Prompt> Take the material and output all of it exactly.

Data excerpt>

§

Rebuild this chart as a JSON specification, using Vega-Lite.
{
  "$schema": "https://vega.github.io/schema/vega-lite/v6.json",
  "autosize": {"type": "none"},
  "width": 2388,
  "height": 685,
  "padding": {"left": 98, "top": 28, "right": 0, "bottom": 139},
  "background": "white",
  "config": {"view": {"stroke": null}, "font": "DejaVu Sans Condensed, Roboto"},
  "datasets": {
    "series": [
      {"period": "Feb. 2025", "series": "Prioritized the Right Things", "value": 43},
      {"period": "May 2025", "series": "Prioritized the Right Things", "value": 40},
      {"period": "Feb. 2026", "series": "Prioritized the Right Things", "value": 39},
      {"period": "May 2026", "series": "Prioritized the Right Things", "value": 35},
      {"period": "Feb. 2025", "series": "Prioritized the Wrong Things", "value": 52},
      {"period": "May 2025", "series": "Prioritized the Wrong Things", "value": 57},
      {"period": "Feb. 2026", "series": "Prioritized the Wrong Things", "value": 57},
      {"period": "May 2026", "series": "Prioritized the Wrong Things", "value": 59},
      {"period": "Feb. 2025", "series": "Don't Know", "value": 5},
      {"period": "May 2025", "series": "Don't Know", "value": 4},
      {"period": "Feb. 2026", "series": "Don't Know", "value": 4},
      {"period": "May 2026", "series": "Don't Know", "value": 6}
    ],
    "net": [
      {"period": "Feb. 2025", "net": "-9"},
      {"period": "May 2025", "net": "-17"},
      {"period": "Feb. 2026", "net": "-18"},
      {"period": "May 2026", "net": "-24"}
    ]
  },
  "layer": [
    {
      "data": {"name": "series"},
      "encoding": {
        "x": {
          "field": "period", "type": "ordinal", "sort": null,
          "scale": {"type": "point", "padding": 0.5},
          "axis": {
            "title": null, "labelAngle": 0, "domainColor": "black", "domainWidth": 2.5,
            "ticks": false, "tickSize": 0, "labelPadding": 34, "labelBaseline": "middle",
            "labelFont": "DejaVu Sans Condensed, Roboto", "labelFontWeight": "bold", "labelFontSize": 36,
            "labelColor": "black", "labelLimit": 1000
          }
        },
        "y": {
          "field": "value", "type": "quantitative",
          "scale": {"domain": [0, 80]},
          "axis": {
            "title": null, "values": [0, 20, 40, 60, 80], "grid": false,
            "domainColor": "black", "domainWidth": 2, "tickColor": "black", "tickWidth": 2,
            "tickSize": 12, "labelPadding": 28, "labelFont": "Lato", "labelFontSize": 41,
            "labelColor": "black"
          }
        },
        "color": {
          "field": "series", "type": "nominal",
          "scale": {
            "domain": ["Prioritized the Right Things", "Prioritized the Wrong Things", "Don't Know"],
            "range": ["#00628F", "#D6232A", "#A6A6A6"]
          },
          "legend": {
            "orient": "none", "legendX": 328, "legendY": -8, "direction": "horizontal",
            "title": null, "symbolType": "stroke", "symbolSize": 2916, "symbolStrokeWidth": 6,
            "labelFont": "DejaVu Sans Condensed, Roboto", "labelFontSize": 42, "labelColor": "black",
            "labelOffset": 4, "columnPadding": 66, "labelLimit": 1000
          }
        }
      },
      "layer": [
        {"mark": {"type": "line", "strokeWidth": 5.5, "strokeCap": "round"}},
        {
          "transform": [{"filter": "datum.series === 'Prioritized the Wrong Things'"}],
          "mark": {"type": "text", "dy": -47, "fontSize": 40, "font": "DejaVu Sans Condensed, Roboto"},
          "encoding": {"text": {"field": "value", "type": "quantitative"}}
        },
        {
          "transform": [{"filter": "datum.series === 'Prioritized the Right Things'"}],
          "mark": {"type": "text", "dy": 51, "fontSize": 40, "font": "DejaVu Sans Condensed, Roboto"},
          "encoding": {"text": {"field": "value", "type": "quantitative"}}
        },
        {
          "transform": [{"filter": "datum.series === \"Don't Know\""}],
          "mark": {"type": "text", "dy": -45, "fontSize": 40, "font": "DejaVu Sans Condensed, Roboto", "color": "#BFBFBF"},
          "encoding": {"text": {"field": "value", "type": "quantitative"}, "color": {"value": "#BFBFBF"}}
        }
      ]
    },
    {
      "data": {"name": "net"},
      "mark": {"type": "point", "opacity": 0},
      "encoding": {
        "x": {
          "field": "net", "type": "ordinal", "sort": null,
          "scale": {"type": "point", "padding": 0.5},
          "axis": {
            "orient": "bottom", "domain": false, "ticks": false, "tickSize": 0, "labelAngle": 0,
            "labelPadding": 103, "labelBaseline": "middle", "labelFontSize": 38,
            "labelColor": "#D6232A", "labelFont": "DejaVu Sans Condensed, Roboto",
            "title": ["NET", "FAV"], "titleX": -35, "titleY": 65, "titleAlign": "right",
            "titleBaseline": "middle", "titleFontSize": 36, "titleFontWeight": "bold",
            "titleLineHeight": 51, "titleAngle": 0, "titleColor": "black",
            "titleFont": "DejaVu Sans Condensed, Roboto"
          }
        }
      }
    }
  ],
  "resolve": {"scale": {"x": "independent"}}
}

§

Output of the exercise>
Rebuild this chart as a JSON specification, using Vega-Lite.
{
  "$schema": "https://vega.github.io/schema/vega-lite/v6.json",
  "autosize": {"type": "none"},
  "width": 2388,
  "height": 685,
  "padding": {"left": 98, "top": 28, "right": 0, "bottom": 139},
  "background": "white",
  "config": {"view": {"stroke": null}, "font": "DejaVu Sans Condensed, Roboto"},
  "datasets": {
    "series": [
      {"period": "Feb. 2025", "series": "Prioritized the Right Things", "value": 43},
      {"period": "May 2025", "series": "Prioritized the Right Things", "value": 40},
      {"period": "Feb. 2026", "series": "Prioritized the Right Things", "value": 39},
      {"period": "May 2026", "series": "Prioritized the Right Things", "value": 35},
      {"period": "Feb. 2025", "series": "Prioritized the Wrong Things", "value": 52},
      {"period": "May 2025", "series": "Prioritized the Wrong Things", "value": 57},
      {"period": "Feb. 2026", "series": "Prioritized the Wrong Things", "value": 57},
      {"period": "May 2026", "series": "Prioritized the Wrong Things", "value": 59},
      {"period": "Feb. 2025", "series": "Don't Know", "value": 5},
      {"period": "May 2025", "series": "Don't Know", "value": 4},
      {"period": "Feb. 2026", "series": "Don't Know", "value": 4},
      {"period": "May 2026", "series": "Don't Know", "value": 6}
    ],
    "net": [
      {"period": "Feb. 2025", "net": "-9"},
      {"period": "May 2025", "net": "-17"},
      {"period": "Feb. 2026", "net": "-18"},
      {"period": "May 2026", "net": "-24"}
    ]
  },
  "layer": [
    {
      "data": {"name": "series"},
      "encoding": {
        "x": {
          "field": "period", "type": "ordinal", "sort": null,
          "scale": {"type": "point", "padding": 0.5},
          "axis": {
            "title": null, "labelAngle": 0, "domainColor": "black", "domainWidth": 2.5,
            "ticks": false, "tickSize": 0, "labelPadding": 34, "labelBaseline": "middle",
            "labelFont": "DejaVu Sans Condensed, Roboto", "labelFontWeight": "bold", "labelFontSize": 36,
            "labelColor": "black", "labelLimit": 1000
          }
        },
        "y": {
          "field": "value", "type": "quantitative",
          "scale": {"domain": [0, 80]},
          "axis": {
            "title": null, "values": [0, 20, 40, 60, 80], "grid": false,
            "domainColor": "black", "domainWidth": 2, "tickColor": "black", "tickWidth": 2,
            "tickSize": 12, "labelPadding": 28, "labelFont": "Lato", "labelFontSize": 41,
            "labelColor": "black"
          }
        },
        "color": {
          "field": "series", "type": "nominal",
          "scale": {
            "domain": ["Prioritized the Right Things", "Prioritized the Wrong Things", "Don't Know"],
            "range": ["#00628F", "#D6232A", "#A6A6A6"]
          },
          "legend": {
            "orient": "none", "legendX": 328, "legendY": -8, "direction": "horizontal",
            "title": null, "symbolType": "stroke", "symbolSize": 2916, "symbolStrokeWidth": 6,
            "labelFont": "DejaVu Sans Condensed, Roboto", "labelFontSize": 42, "labelColor": "black",
            "labelOffset": 4, "columnPadding": 66, "labelLimit": 1000
          }
        }
      },
      "layer": [
        {"mark": {"type": "line", "strokeWidth": 5.5, "strokeCap": "round"}},
        {
          "transform": [{"filter": "datum.series === 'Prioritized the Wrong Things'"}],
          "mark": {"type": "text", "dy": -47, "fontSize": 40, "font": "DejaVu Sans Condensed, Roboto"},
          "encoding": {"text": {"field": "value", "type": "quantitative"}}
        },
        {
          "transform": [{"filter": "datum.series === 'Prioritized the Right Things'"}],
          "mark": {"type": "text", "dy": 51, "fontSize": 40, "font": "DejaVu Sans Condensed, Roboto"},
          "encoding": {"text": {"field": "value", "type": "quantitative"}}
        },
        {
          "transform": [{"filter": "datum.series === \"Don't Know\""}],
          "mark": {"type": "text", "dy": -45, "fontSize": 40, "font": "DejaVu Sans Condensed, Roboto", "color": "#BFBFBF"},
          "encoding": {"text": {"field": "value", "type": "quantitative"}, "color": {"value": "#BFBFBF"}}
        }
      ]
    },
    {
      "data": {"name": "net"},
      "mark": {"type": "point", "opacity": 0},
      "encoding": {
        "x": {
          "field": "net", "type": "ordinal", "sort": null,
          "scale": {"type": "point", "padding": 0.5},
          "axis": {
            "orient": "bottom", "domain": false, "ticks": false, "tickSize": 0, "labelAngle": 0,
            "labelPadding": 103, "labelBaseline": "middle", "labelFontSize": 38,
            "labelColor": "#D6232A", "labelFont": "DejaVu Sans Condensed, Roboto",
            "title": ["NET", "FAV"], "titleX": -35, "titleY": 65, "titleAlign": "right",
            "titleBaseline": "middle", "titleFontSize": 36, "titleFontWeight": "bold",
            "titleLineHeight": 51, "titleAngle": 0, "titleColor": "black",
            "titleFont": "DejaVu Sans Condensed, Roboto"
          }
        }
      }
    }
  ],
  "resolve": {"scale": {"x": "independent"}}
}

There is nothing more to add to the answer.